Each year a few rising stars in the produce department capture the public’s attention and are touted by consumers and industry experts alike. But what are consumers actually buying at the grocery store? Two experts from Grand Rapids, Mich.-based retailer Meijer – produce buyer Scott Calandra and healthy living advisor and Registered Dietitian Melissa Hehmann – share what fresh produce shoppers bought in Meijer stores across the Midwest and predict what to watch for this year with this list of 2013’s top selling produce.
1. Power Greens
Kale is the leafy green veggie that took the nation by storm in 2012 and continued to enjoy strong growth in 2013. Kale’s “Power Green” cousins Brussels sprouts, organic salads and bagged greens topped the retailer’s highest-selling produce list. Bagged baby kale saw the biggest growth in 2013 with a nearly 200% sales jump from 2012, according to Meijer produce buyer Scott Calandra.

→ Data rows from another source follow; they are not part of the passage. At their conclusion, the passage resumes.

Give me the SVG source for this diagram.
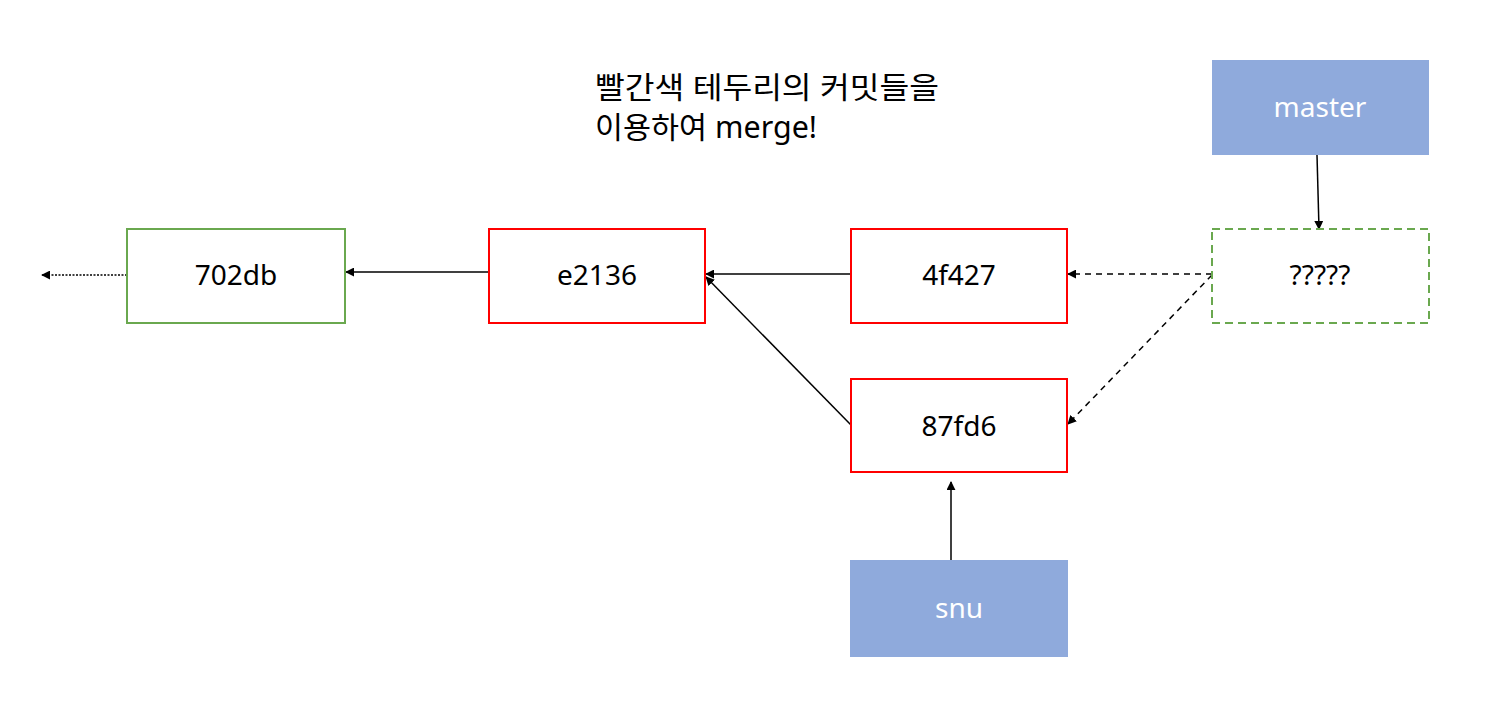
<svg xmlns="http://www.w3.org/2000/svg" width="1488" height="710" viewBox="0 0 1488 710">
<style>
text{font-family:"Noto Sans","Noto Sans CJK KR",sans-serif;}
.lbl{font-size:28px;fill:#000;text-anchor:middle;dominant-baseline:central;}
.wlbl{font-size:28px;fill:#fff;text-anchor:middle;dominant-baseline:central;}
.red{fill:#fff;stroke:#ff0000;stroke-width:2;}
.green{fill:#fff;stroke:#6aa84f;stroke-width:2;}
.gdash{fill:#fff;stroke:#6aa84f;stroke-width:2;stroke-dasharray:8 5;}
.blue{fill:#8faadc;stroke:none;}
.c{fill:none;stroke:#000;stroke-width:1.5;}
.dash{stroke-dasharray:6 5;}
.dot{stroke-dasharray:2 1.5;}
</style>
<defs>
<marker id="ah" viewBox="0 0 10 10" refX="9" refY="5" markerWidth="9" markerHeight="9" markerUnits="userSpaceOnUse" orient="auto"><path d="M0,0 L10,5 L0,10 z" fill="#000"/></marker>
</defs>
<rect width="1488" height="710" fill="#fff"/>
<g id="note">
<text x="595" y="98" font-size="30" textLength="344" lengthAdjust="spacingAndGlyphs">빨간색 테두리의 커밋들을</text>
<text x="595" y="138" font-size="30" textLength="222" lengthAdjust="spacingAndGlyphs">이용하여 merge!</text>
</g>
<g id="connectors">
<line class="c dot" x1="127" y1="275" x2="42" y2="275" marker-end="url(#ah)"/>
<line class="c" x1="489" y1="272" x2="346" y2="272" marker-end="url(#ah)"/>
<line class="c" x1="851" y1="274" x2="706" y2="274" marker-end="url(#ah)"/>
<line class="c" x1="851" y1="425" x2="706" y2="277" marker-end="url(#ah)"/>
<line class="c dash" x1="1212" y1="274" x2="1068" y2="274" marker-end="url(#ah)"/>
<line class="c dash" x1="1212" y1="275" x2="1068" y2="424" marker-end="url(#ah)"/>
<line class="c" x1="1317" y1="155" x2="1319" y2="229" marker-end="url(#ah)"/>
<line class="c" x1="951" y1="560" x2="951" y2="482" marker-end="url(#ah)"/>
</g>
<g id="n702db"><rect class="green" x="127" y="229" width="218" height="94"/><text class="lbl" x="236" y="274">702db</text></g>
<g id="ne2136"><rect class="red" x="489" y="229" width="216" height="94"/><text class="lbl" x="597" y="274">e2136</text></g>
<g id="n4f427"><rect class="red" x="851" y="229" width="216" height="94"/><text class="lbl" x="959" y="274">4f427</text></g>
<g id="n87fd6"><rect class="red" x="851" y="379" width="216" height="93"/><text class="lbl" x="959" y="425">87fd6</text></g>
<g id="nq"><rect class="gdash" x="1212" y="229" width="217" height="94"/><text class="lbl" x="1320" y="274">?????</text></g>
<g id="master"><rect class="blue" x="1212" y="60" width="217" height="95"/><text class="wlbl" x="1320" y="106">master</text></g>
<g id="snu"><rect class="blue" x="850" y="560" width="218" height="97"/><text class="wlbl" x="959" y="607">snu</text></g>
</svg>
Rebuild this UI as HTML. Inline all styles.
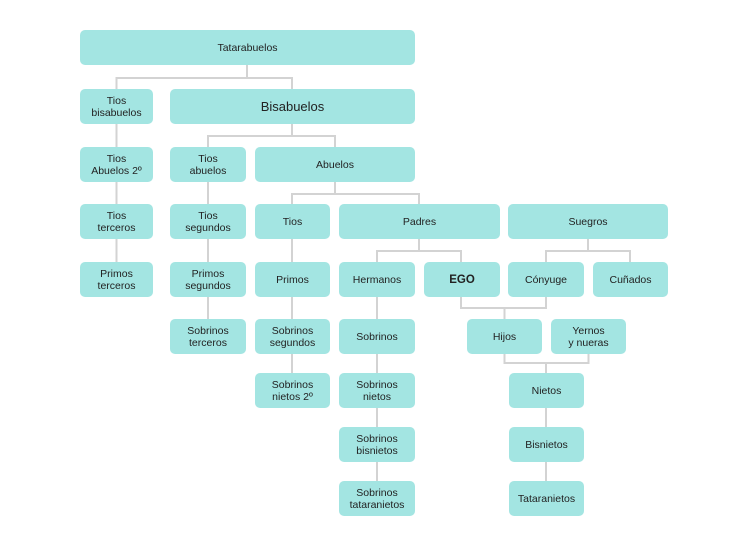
<!DOCTYPE html>
<html><head><meta charset="utf-8"><style>
html,body{margin:0;padding:0;background:#fff;}
#c{position:relative;width:750px;height:550px;overflow:hidden;font-family:"Liberation Sans",Arial,sans-serif;color:#222;}
svg{position:absolute;left:0;top:0;}
.b{position:absolute;background:#a3e5e2;border-radius:5px;display:flex;align-items:center;justify-content:center;text-align:center;font-size:10.5px;line-height:12px;}
</style></head><body><div id="c">
<svg width="750" height="550">
<g stroke="#d3d3d3" stroke-width="2" fill="none">
<path d="M247 65V78M116.5 89V78H292V89"/>
<path d="M116.5 124V262"/>
<path d="M292 124V136M208 147V136H335V147"/>
<path d="M208 182V319"/>
<path d="M335 182V194M292 204V194H419V204"/>
<path d="M292 239V373"/>
<path d="M419 239V251M377 262V251H461V262"/>
<path d="M377 297V481"/>
<path d="M588 239V251M546 262V251H630V262"/>
<path d="M461 297V308H546V297M504.5 308V319"/>
<path d="M504.5 354V363H588.5V354M546 363V373"/>
<path d="M546 408V481"/>
</g></svg>
<div class="b" style="left:80px;top:30px;width:335px;height:35px;">Tatarabuelos</div>
<div class="b" style="left:80px;top:89px;width:73px;height:35px;">Tios<br>bisabuelos</div>
<div class="b" style="left:170px;top:89px;width:245px;height:35px;font-size:13px;">Bisabuelos</div>
<div class="b" style="left:80px;top:147px;width:73px;height:35px;">Tios<br>Abuelos 2º</div>
<div class="b" style="left:170px;top:147px;width:76px;height:35px;">Tios<br>abuelos</div>
<div class="b" style="left:255px;top:147px;width:160px;height:35px;">Abuelos</div>
<div class="b" style="left:80px;top:204px;width:73px;height:35px;">Tios<br>terceros</div>
<div class="b" style="left:170px;top:204px;width:76px;height:35px;">Tios<br>segundos</div>
<div class="b" style="left:255px;top:204px;width:75px;height:35px;">Tios</div>
<div class="b" style="left:339px;top:204px;width:161px;height:35px;">Padres</div>
<div class="b" style="left:508px;top:204px;width:160px;height:35px;">Suegros</div>
<div class="b" style="left:80px;top:262px;width:73px;height:35px;">Primos<br>terceros</div>
<div class="b" style="left:170px;top:262px;width:76px;height:35px;">Primos<br>segundos</div>
<div class="b" style="left:255px;top:262px;width:75px;height:35px;">Primos</div>
<div class="b" style="left:339px;top:262px;width:76px;height:35px;">Hermanos</div>
<div class="b" style="left:424px;top:262px;width:76px;height:35px;font-weight:bold;font-size:11.5px;">EGO</div>
<div class="b" style="left:508px;top:262px;width:76px;height:35px;">Cónyuge</div>
<div class="b" style="left:593px;top:262px;width:75px;height:35px;">Cuñados</div>
<div class="b" style="left:170px;top:319px;width:76px;height:35px;">Sobrinos<br>terceros</div>
<div class="b" style="left:255px;top:319px;width:75px;height:35px;">Sobrinos<br>segundos</div>
<div class="b" style="left:339px;top:319px;width:76px;height:35px;">Sobrinos</div>
<div class="b" style="left:467px;top:319px;width:75px;height:35px;">Hijos</div>
<div class="b" style="left:551px;top:319px;width:75px;height:35px;">Yernos<br>y nueras</div>
<div class="b" style="left:255px;top:373px;width:75px;height:35px;">Sobrinos<br>nietos 2º</div>
<div class="b" style="left:339px;top:373px;width:76px;height:35px;">Sobrinos<br>nietos</div>
<div class="b" style="left:509px;top:373px;width:75px;height:35px;">Nietos</div>
<div class="b" style="left:339px;top:427px;width:76px;height:35px;">Sobrinos<br>bisnietos</div>
<div class="b" style="left:509px;top:427px;width:75px;height:35px;">Bisnietos</div>
<div class="b" style="left:339px;top:481px;width:76px;height:35px;">Sobrinos<br>tataranietos</div>
<div class="b" style="left:509px;top:481px;width:75px;height:35px;">Tataranietos</div>
</div></body></html>
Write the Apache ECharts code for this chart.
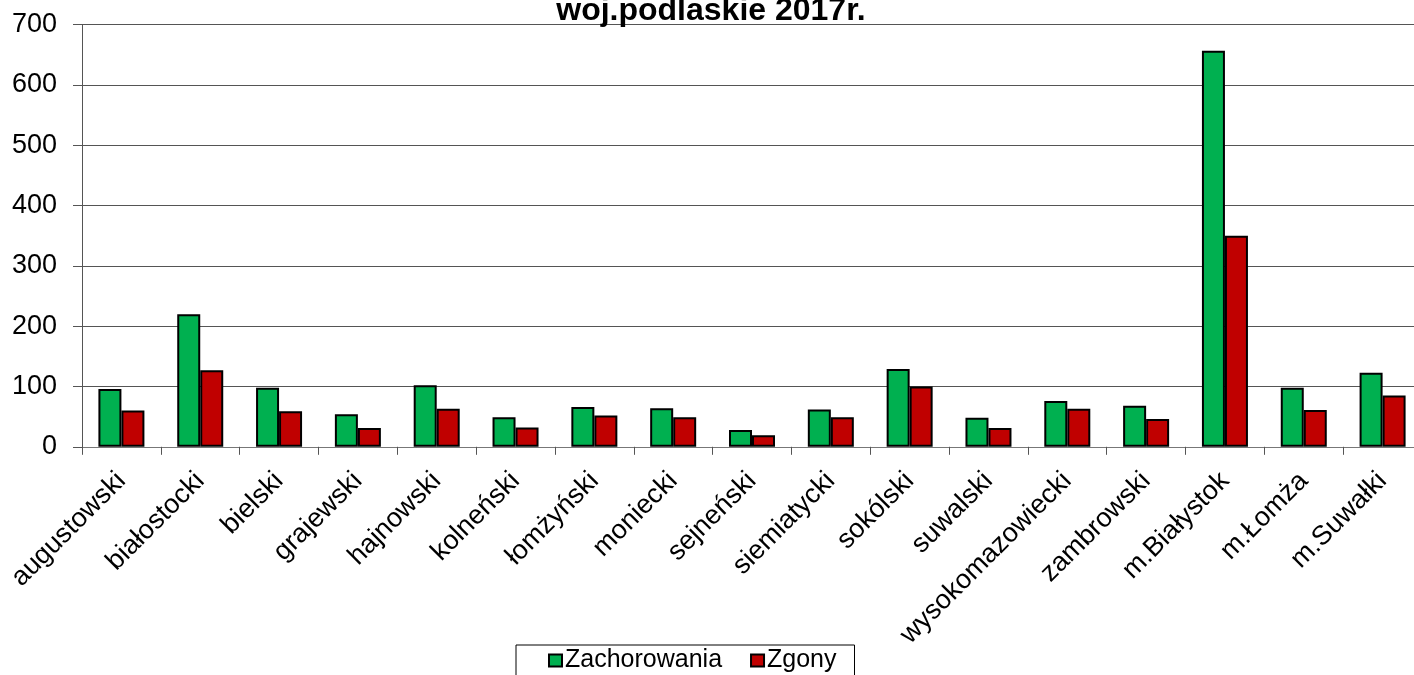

Why the big jump? It’s all about nutrition, says Meijer healthy living advisor and Registered Dietitian Melissa Hehmann. “The leafy, nutrient-dense foods in the Power Green category pack a big nutritional punch without a lot of calories – a great combination,” she says. “The popularity of bagged Power Greens is all about convenience – less time spent on washing, trimming and chopping.”
2. Fresh Herbs
As consumers gravitate toward more nutritional options at mealtime, they don’t necessarily want to compromise on taste. At the same time, consumer palates are becoming more sophisticated. Home cooks, who would have previously added salt, are more often using fresh herbs like basil and cilantro to enhance flavor, officials say.
“Salt used to be the go-to way to bring out the taste of foods,” says Hehmann, “but we’re trying to educate consumers to limit their sodium intake to reduce the risks associated with high blood pressure. Herbs are a great alternative, and another excellent source for antioxidants.”
3. Portabella Mushrooms
With trends like “Meatless Monday,” Meijer is seeing more consumers swapping out meats for veggie alternatives, company officials say. “The meaty texture and savory flavor of portabella mushrooms make them a good option for someone looking for a meat substitute,” Calandra says. Families aren’t just replacing meat, but finding ways to make it stretch further, such as mixing chopped mushrooms into ground beef. “Which, coincidentally, is also a great way to sneak more vegetables into your family’s diet,” Hehmann adds.
4. Sweet Potatoes
Consumers have moved on from carbohydrate avoidance to acceptance and are now looking for healthier varieties of carbs, according to Hehmann. “Sweet potatoes offer more vitamins and fiber than traditional white potatoes, and add a vibrant color to dishes. And research has actually shown that the fiber gained from eating steamed or boiled sweet potatoes can help reduce the blood sugar of people with diabetes,” she says.
Sales of the mandarin and sweet orange hybrid at Meijer more than doubled in 2013, officials say. Clementines are an easy-to-peel fruit, which makes them a “healthy low calorie snack for kids and adults alike,” adds Hehmann.
Produce predictions for 2014
Meijer predicts that kale’s popularity will continue to pave the way for other Power Greens like Swiss chard and turnip greens this year. “Consumers are being more adventurous in produce choices, so if they liked kale, they may reach for another unfamiliar green,” Hehmann says. In addition to trying new produce, consumers are rethinking traditional staples like cauliflower. “Cauliflower can be mashed like potatoes, grilled like steak, and used as a gluten-free option for things like pizza crust.”
Meijer also expects to see continued growth in organics and the Meijer Locally Grown program, which supplies Meijer stores around the Midwest with fruits and vegetables from more than 100 local growers in Michigan, Indiana, Illinois, Ohio and Kentucky. “Organics is one of our fasted growing categories in the Meijer produce department,” Calandra says. “And Meijer shoppers enjoy shopping produce grown near their community and around the Midwest.”